- Occupations: Chef, restaurateur, television presenter
- Known for: Good Chef Bad Chef

= Adrian Richardson =

Australian chef

Adrian Richardson is an Australian chef and television presenter.
Richardson has hosted a number of food shows and is most widely known for being the Bad Chef in Good Chef Bad Chef and appearing with chefs Manu Feildel, Gary Mehigan and Miguel Maestre in Boys Weekend. He is owner and head chef at the La Luna restaurant in North Carlton and Bouvier Bar in Brunswick, Melbourne.

== Career ==
Richardson started working in cafes to pay for pilot lessons.
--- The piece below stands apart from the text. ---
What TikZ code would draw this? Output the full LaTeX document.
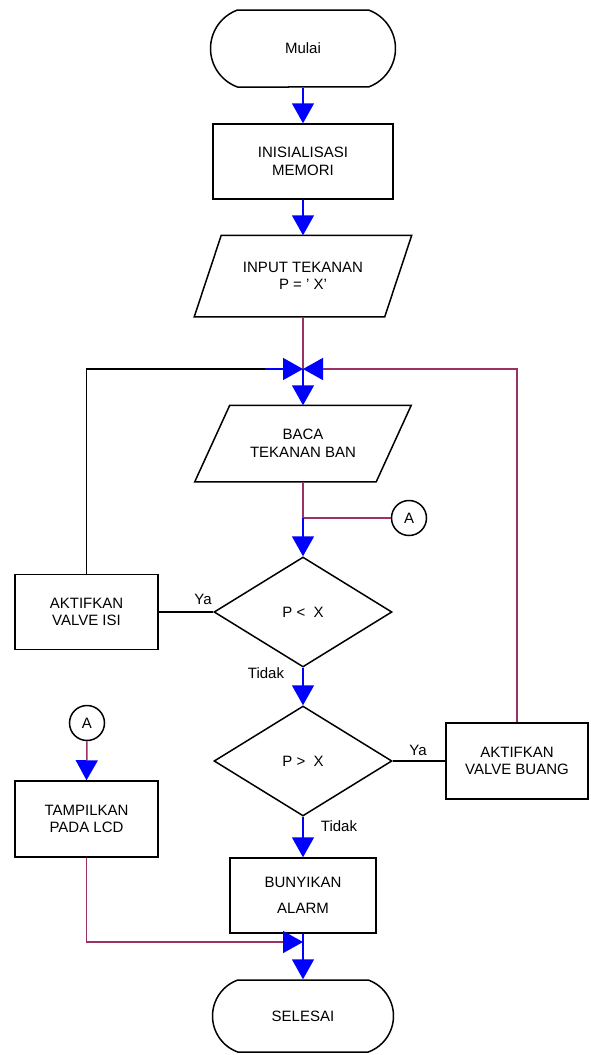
\documentclass[tikz,border=0pt]{standalone}
\usepackage{fontspec}
\setmainfont{Liberation Sans}
\usetikzlibrary{shapes.misc,shapes.geometric,arrows.meta}
\definecolor{pline}{RGB}{153,51,102}
\definecolor{bline}{RGB}{0,0,255}
\begin{document}
\begin{tikzpicture}[x=1pt,y=-1pt, line width=1.5pt,
  txt/.style={font=\fontsize{15}{17.5}\selectfont, align=center},
  box/.style={draw, rectangle, txt, inner sep=0pt},
  term/.style={draw, rounded rectangle, rounded rectangle arc length=140, txt, inner sep=0pt},
  para/.style={rectangle, txt, inner sep=0pt},
  dec/.style={draw, diamond, txt, inner sep=0pt},
  conn/.style={draw, circle, txt, inner sep=0pt, minimum size=35pt},
  lbl/.style={txt, inner sep=0pt},
  blueln/.style={draw=bline},
  purpleln/.style={draw=pline},
  headb/.style={-{Triangle[length=20pt,width=22pt,color=bline,fill=bline]}}
]
\useasboundingbox (0,0) rectangle (590,1055);

\node[term, minimum width=185pt, minimum height=77pt] (mulai) at (303,48.5) {Mulai};
\node[box, minimum width=180pt, minimum height=75pt] (init) at (303,161.5) {INISIALISASI\\MEMORI};
\node[para, minimum width=216pt, minimum height=80pt] (inp) at (303,276) {INPUT TEKANAN\\P = ' X'};
\draw ([xshift=27pt]inp.north west) -- (inp.north east) -- ([xshift=-27pt]inp.south east) -- (inp.south west) -- cycle;
\coordinate (j) at (303,369);
\coordinate (jl) at (265,369);
\node[para, minimum width=215pt, minimum height=75pt] (baca) at (303,443.5) {BACA\\TEKANAN BAN};
\draw ([xshift=35pt]baca.north west) -- (baca.north east) -- ([xshift=-35pt]baca.south east) -- (baca.south west) -- cycle;
\coordinate (k) at (303,518);
\node[conn] (a1) at (409,518) {A};
\node[dec, minimum width=178pt, minimum height=110pt] (d1) at (303,612) {P <\ \ X};
\node[box, minimum width=143pt, minimum height=75pt] (isi) at (86.5,612) {AKTIFKAN\\VALVE ISI};
\node[dec, minimum width=178pt, minimum height=110pt] (d2) at (303,761) {P >\ \ X};
\node[box, minimum width=142pt, minimum height=76pt] (buang) at (517,761) {AKTIFKAN\\VALVE BUANG};
\node[conn] (a2) at (87,723) {A};
\node[box, minimum width=143pt, minimum height=76pt] (lcd) at (86.5,819) {TAMPILKAN\\PADA LCD};
\node[box, minimum width=146pt, minimum height=75pt] (alarm) at (303,895.5) {BUNYIKAN\\[9pt]ALARM};
\coordinate (m) at (303,942);
\node[term, minimum width=181pt, minimum height=72pt] (sel) at (303,1016) {SELESAI};

\node[lbl] (ya1) at (203,599) {Ya};
\node[lbl] (td1) at (266,673) {Tidak};
\node[lbl] (ya2) at (418,750) {Ya};
\node[lbl] (td2) at (339,826) {Tidak};

\draw[blueln, headb] (mulai.south) -- (init.north);
\draw[blueln, headb] (init.south) -- (inp.north);
\draw[purpleln] (inp.south) -- (j);
\draw[blueln, headb] (j) -- (baca.north);
\draw (isi.north) |- (jl);
\draw[blueln, headb] (jl) -- (j);
\draw[purpleln, headb] (buang.north) |- (j);
\draw[purpleln] (baca.south) -- (k);
\draw[purpleln] (k) -- (a1.west);
\draw[blueln, headb] (k) -- (d1.north);
\draw (d1.west) -- (isi.east);
\draw[blueln, headb] (d1.south) -- (d2.north);
\draw (d2.east) -- (buang.west);
\draw[blueln, headb] (d2.south) -- (alarm.north);
\draw[purpleln, headb] (a2.south) -- (lcd.north);
\draw[blueln, headb] (alarm.south) -- (sel.north);
\draw[purpleln, headb] (lcd.south) |- (m);
\end{tikzpicture}
\end{document}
He obtained his pilots license when he was 16.

=== Chef ===
Richardson started in Melbourne at the Victoria Arts Centre and has worked at Le Restaurant at The Regent Hotel, and O’Connell's Hotel with Greg Malouf.

=== Television ===

| Year | Title | Role | Notes |
|---|---|---|---|
| 2006 | Jamie's Kitchen Australia | Guest |  |
| 2009 | Boys Weekend | Presenter | 13 episodes |
|  | The Circle | Guest |  |
|  | Mornings | Guest |  |
|  | 9am with David & Kim | Guest |  |
| 2011–2023 | Good Chef Bad Chef | Presenter | 844 episodes |
|  | Secret Meat Business | Presenter |  |
| 2012 | MasterChef Australia All-Stars | Guest chef |  |
| 2013 | Iron Chef America | Guest chef |  |
| 2016 | The Outback Steakhouse, USA | Presenter |  |
| 2018 | Richos Bar Snacks | Presenter |  |

===Books===
- MEAT, Hardcover (2008):
- The Good Life, Pan Macmillan, Hardcover (2011).

== Personal life ==
Richardson has a family history of chefs. He went to school at Penleigh and Essendon Grammar School. His grandfather ran the Balzac restaurant in East Melbourne and he has uncles who were also chefs.